[PATCH 2/5] qemuProcessHandleIOError: Fix logic for lookup of disk

Peter Krempa posted 5 patches 7 months, 2 weeks ago
[PATCH 2/5] qemuProcessHandleIOError: Fix logic for lookup of disk
Posted by Peter Krempa 7 months, 2 weeks ago
There are two bugs in the current disk lookup code in
qemuProcessHandleIOError:

 1) The QOM name isn't matched qemuProcessFindDomainDiskByAliasOrQOM()

   We pass NULL as the second argument, but the diskAlias argument can
   be the QOM path for e.g. virtio disks. This means that the IO error
   event doesn't actually contain the disk information:

     event 'io-error' for domain 'cd':  () report due to other: Input/output error

   rather than:

     event 'io-error' for domain 'cd': /dev/mapper/errdev0 (virtio-disk0) report due to other: Input/output error

 2) nodenames are not preferred

   We now do everything based on node names, which also allow you to
   pinpoint a image within the backing chain. With the current code the
   path would always refer to the top image rather than the actual image
   causing the problem.

This patch fixes both issues by re-ordering the lookup to prefer
nodenames and selecting the image path based on the node name and also
populates the third argument of qemuProcessFindDomainDiskByAliasOrQOM().

Signed-off-by: Peter Krempa <pkrempa@redhat.com>
---
 src/qemu/qemu_process.c | 32 +++++++++++++++++---------------
 1 file changed, 17 insertions(+), 15 deletions(-)

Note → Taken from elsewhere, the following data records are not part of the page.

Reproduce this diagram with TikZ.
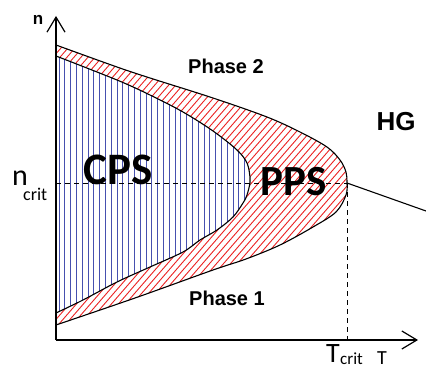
\documentclass[tikz,border=0pt]{standalone}
\usepackage{fontspec}
\setmainfont{Liberation Sans}
\newfontfamily\calib{Carlito}
\usetikzlibrary{arrows.meta}
\definecolor{hatchred}{RGB}{235,35,35}
\definecolor{hatchblue}{RGB}{70,80,175}
\tikzset{
  axisline/.style={line width=1.3pt, -{Straight Barb[length=15pt,width=18pt,line width=1.2pt]}},
  curve/.style={line width=1.1pt, black},
  critline/.style={line width=0.8pt, dash pattern=on 5pt off 4pt},
  redhatch/.style={hatchred, line width=0.9pt},
  bluehatch/.style={hatchblue, line width=0.9pt},
  lab/.style={inner sep=0pt, anchor=base},
}
\begin{document}
\begin{tikzpicture}[x=1pt,y=-1pt]
\useasboundingbox (0,0) rectangle (426,369);
\def\outerpath{plot[smooth,tension=0.55] coordinates {(56,45) (117,67) (150,78) (213,98) (267,117) (300,132) (327,147) (340,160) (346,172) (347,183) (346,195) (336,212) (313,227) (280,245) (246,259) (213,270) (135,298) (56,325)} -- cycle}
\def\innerpath{plot[smooth,tension=0.55] coordinates {(56,56) (117,80) (150,95) (183,112) (213,131) (237,150) (247,163) (250,177) (250,183) (247,195) (243,203) (233,217) (217,230) (200,240) (183,252) (150,267) (117,282) (83,300) (56,313)} -- cycle}
% red hatch
\begin{scope}
  \clip \outerpath;
  \foreach \i in {-240,-233,...,340} {
    \draw[redhatch] (\i,370) -- ++(320,-368);
  }
\end{scope}
% blue hatch
\fill[white] \innerpath;
\begin{scope}
  \clip \innerpath;
  \foreach \i in {59,64.8,...,252} {
    \draw[bluehatch] (\i,40) -- (\i,330);
  }
\end{scope}
\draw[curve] \innerpath;
\draw[curve] \outerpath;
% coordinates
\coordinate (O) at (56,340);
\coordinate (ytip) at (56,16);
\coordinate (xtip) at (418,340);
\coordinate (C) at (347,183);
\coordinate (ncrit) at (56,183);
\coordinate (Tcrit) at (347,340);
\coordinate (hgend) at (426,211);
% dashed
\draw[critline] (ncrit) -- (C);
\draw[critline] (C) -- (Tcrit);
\draw[curve] (C) -- (hgend);
% axes
\draw[axisline] (O) -- (ytip);
\draw[axisline] (O) -- (xtip);
% labels
\node[lab, font=\bfseries\fontsize{17}{17}\selectfont] (nlab) at (38,25) {n};
\node[lab, font=\bfseries\fontsize{20}{20}\selectfont] (ph2) at (226,74) {Phase 2};
\node[lab, font=\bfseries\fontsize{20}{20}\selectfont] (ph1) at (227,305) {Phase 1};
\node[lab, font=\bfseries\fontsize{26}{26}\selectfont] (hg) at (396,130) {HG};
\node[lab, font=\calib\bfseries\fontsize{45}{45}\selectfont] (cps) at (118,184) {CPS};
\node[lab, font=\calib\bfseries\fontsize{43}{43}\selectfont] (pps) at (294,195) {PPS};
\node[lab, anchor=base west, font=\calib\fontsize{30}{30}\selectfont] (nc) at (12,185) {n};
\node[lab, anchor=base west, font=\calib\fontsize{18}{18}\selectfont] (ncsub) at (23,200) {crit};
\node[lab, anchor=base west, font=\calib\fontsize{28}{28}\selectfont] (tc) at (326,362) {T};
\node[lab, anchor=base west, font=\calib\fontsize{17}{17}\selectfont] (tcsub) at (340,364) {crit};
\node[lab, anchor=base west, font=\calib\fontsize{20}{20}\selectfont] (tlab) at (377,364) {T};
\end{tikzpicture}
\end{document}
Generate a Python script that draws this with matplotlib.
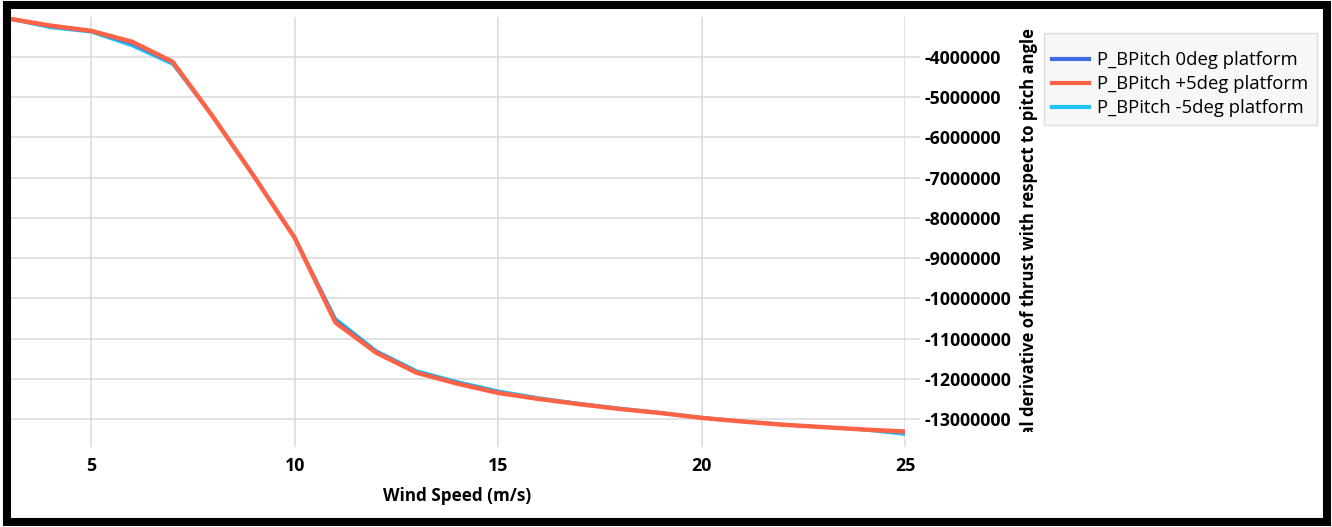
import matplotlib
matplotlib.use("Agg")
import matplotlib.pyplot as plt
from matplotlib.patches import Rectangle
from matplotlib.transforms import Bbox, TransformedBbox

# wind speed (m/s)
wind = [3, 4, 5, 6, 7, 8, 9, 10, 11, 12, 13, 14, 15, 16, 17, 18, 19, 20, 21, 22, 23, 24, 25]

# partial derivative of thrust wrt pitch angle
p_0deg = [-3.05e6, -3.24e6, -3.36e6, -3.66e6, -4.14e6, -5.5e6, -6.97e6, -8.5e6, -10.55e6, -11.32e6,
          -11.83e6, -12.1e6, -12.33e6, -12.5e6, -12.63e6, -12.75e6, -12.85e6, -12.97e6, -13.06e6,
          -13.14e6, -13.2e6, -13.26e6, -13.33e6]
p_p5deg = [-3.05e6, -3.22e6, -3.35e6, -3.62e6, -4.12e6, -5.5e6, -6.97e6, -8.5e6, -10.6e6, -11.35e6,
           -11.85e6, -12.12e6, -12.35e6, -12.5e6, -12.63e6, -12.75e6, -12.85e6, -12.97e6, -13.06e6,
           -13.14e6, -13.2e6, -13.26e6, -13.31e6]
p_m5deg = [-3.06e6, -3.27e6, -3.38e6, -3.72e6, -4.18e6, -5.5e6, -6.97e6, -8.48e6, -10.5e6, -11.3e6,
           -11.8e6, -12.07e6, -12.3e6, -12.47e6, -12.61e6, -12.73e6, -12.84e6, -12.96e6, -13.05e6,
           -13.13e6, -13.2e6, -13.27e6, -13.38e6]

labels = ["P_BPitch 0deg platform", "P_BPitch +5deg platform", "P_BPitch -5deg platform"]
xticks = [5, 10, 15, 20, 25]
yticks = [-4e6, -5e6, -6e6, -7e6, -8e6, -9e6, -10e6, -11e6, -12e6, -13e6]

W, H = 1332, 527
plt.rcParams['font.family'] = ['Open Sans', 'DejaVu Sans']
fig = plt.figure(figsize=(W / 100, H / 100), dpi=100)
fig.patch.set_facecolor('white')

ax = fig.add_axes([10 / W, 1 - 440 / H, 895 / W, 423 / H])
l0, = ax.plot(wind, p_0deg, color='#3f6be0', lw=2.2, zorder=3, label=labels[0])
l1, = ax.plot(wind, p_p5deg, color='#ff6347', lw=3.2, zorder=4, label=labels[1])
l2, = ax.plot(wind, p_m5deg, color='#1ec0f5', lw=2.2, zorder=2, label=labels[2])

ax.set_xlim(3, 25)
ax.set_ylim(-13.52e6, -3.005e6)
ax.set_xticks(xticks)
ax.set_yticks(yticks)
ax.set_yticklabels([str(int(v)) for v in yticks])
ax.yaxis.tick_right()
ax.grid(True, color='#dcdcdc', lw=1.2)
ax.set_axisbelow(True)
for s in ax.spines.values():
    s.set_visible(False)
ax.tick_params(axis='y', length=11, width=1.2, color='#dcdcdc', pad=3,
               labelsize=12.8)
ax.tick_params(axis='x', length=5, width=1.2, color='#dcdcdc', pad=7,
               labelsize=12.8)
for t in ax.get_xticklabels() + ax.get_yticklabels():
    t.set_fontweight('bold')

fig.text(457.5 / W, 1 - 496 / H, "Wind Speed (m/s)", ha='center', va='center',
         fontsize=12.3, fontweight='bold')

# y label, clipped at its start like the original
yl = fig.text(1029 / W, 1 - 28 / H, "Partial derivative of thrust with respect to pitch angle",
              rotation=90, ha='center', va='top', fontsize=12, fontweight='bold')
yl.set_clip_box(TransformedBbox(Bbox([[0, 1 - 432 / H], [1, 1]]), fig.transFigure))
yl.set_clip_on(True)

# legend box drawn separately (extra padding on top in the original)
fig.patches.append(Rectangle((1044 / W, 1 - 125 / H), 273 / W, 92 / H, transform=fig.transFigure,
                             facecolor='#f7f7f7', edgecolor='#dddddd', lw=1, zorder=1))
leg = fig.legend(handles=[l0, l1, l2], loc='upper left',
                 bbox_to_anchor=(1044 / W, 1 - 43 / H), borderaxespad=0,
                 fontsize=13.3, frameon=False, handlelength=2.0,
                 handletextpad=0.4, borderpad=0.45, labelspacing=0.32)
leg.set_zorder(5)
for line in leg.get_lines():
    line.set_linewidth(3)

# black frame around the figure
fig.patches.append(Rectangle((7 / W, 5 / H), 1320 / W, 517 / H, transform=fig.transFigure,
                             fill=False, edgecolor='black', lw=5.8, zorder=10))

fig.savefig("out.png", dpi=100)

diff --git a/src/qemu/qemu_process.c b/src/qemu/qemu_process.c
index 34a755a49a..95d0a40f84 100644
--- a/src/qemu/qemu_process.c
+++ b/src/qemu/qemu_process.c
@@ -833,9 +833,9 @@ qemuProcessHandleIOError(qemuMonitor *mon G_GNUC_UNUSED,
     virObjectEvent *ioErrorEvent = NULL;
     virObjectEvent *ioErrorEvent2 = NULL;
     virObjectEvent *lifecycleEvent = NULL;
-    const char *srcPath;
-    const char *devAlias;
-    virDomainDiskDef *disk;
+    virStorageSource *errsrc = NULL;
+    const char *srcPath = "";
+    const char *devAlias = "";

     virObjectLock(vm);
     priv = QEMU_DOMAIN_PRIVATE(vm);
@@ -843,19 +843,21 @@ qemuProcessHandleIOError(qemuMonitor *mon G_GNUC_UNUSED,
     if (*diskAlias == '\0')
         diskAlias = NULL;

-    if (diskAlias)
-        disk = qemuProcessFindDomainDiskByAliasOrQOM(vm, diskAlias, NULL);
-    else if (nodename)
-        disk = qemuDomainDiskLookupByNodename(vm->def, NULL, nodename, NULL);
-    else
-        disk = NULL;
+    if (nodename) {
+        virDomainDiskDef *disk = qemuDomainDiskLookupByNodename(vm->def, priv->backup, nodename, &errsrc);

-    if (disk) {
-        srcPath = virDomainDiskGetSource(disk);
-        devAlias = disk->info.alias;
-    } else {
-        srcPath = "";
-        devAlias = "";
+        if (errsrc->path)
+            srcPath = errsrc->path;
+
+        if (disk)
+            devAlias = disk->info.alias;
+    } else if (diskAlias) {
+        virDomainDiskDef *disk = qemuProcessFindDomainDiskByAliasOrQOM(vm, diskAlias, diskAlias);
+
+        if (disk) {
+            srcPath = virDomainDiskGetSource(disk);
+            devAlias = disk->info.alias;
+        }
     }

     ioErrorEvent = virDomainEventIOErrorNewFromObj(vm, srcPath, devAlias, action);
-- 
2.48.1
Re: [PATCH 2/5] qemuProcessHandleIOError: Fix logic for lookup of disk
Posted by Peter Krempa 7 months, 2 weeks ago
On Fri, Jan 24, 2025 at 17:33:03 +0100, Peter Krempa wrote:
> There are two bugs in the current disk lookup code in
> qemuProcessHandleIOError:
> 
>  1) The QOM name isn't matched qemuProcessFindDomainDiskByAliasOrQOM()
> 
>    We pass NULL as the second argument, but the diskAlias argument can
>    be the QOM path for e.g. virtio disks. This means that the IO error
>    event doesn't actually contain the disk information:

I've found the root cause for this one to be in QEMU where starting from
qemu-9.2 a 'qom-path' field was introduced for the event in qemu, but it
was plumbed in wrong where the 'device' and 'qom-path' fields were
exchanged.

Based on that I'll slightly modify this patch to also take QOM path if
present and plumb it in properly via an explicit path rather than how
this patch did it.

I'll also post a patch fixing the qemu bug.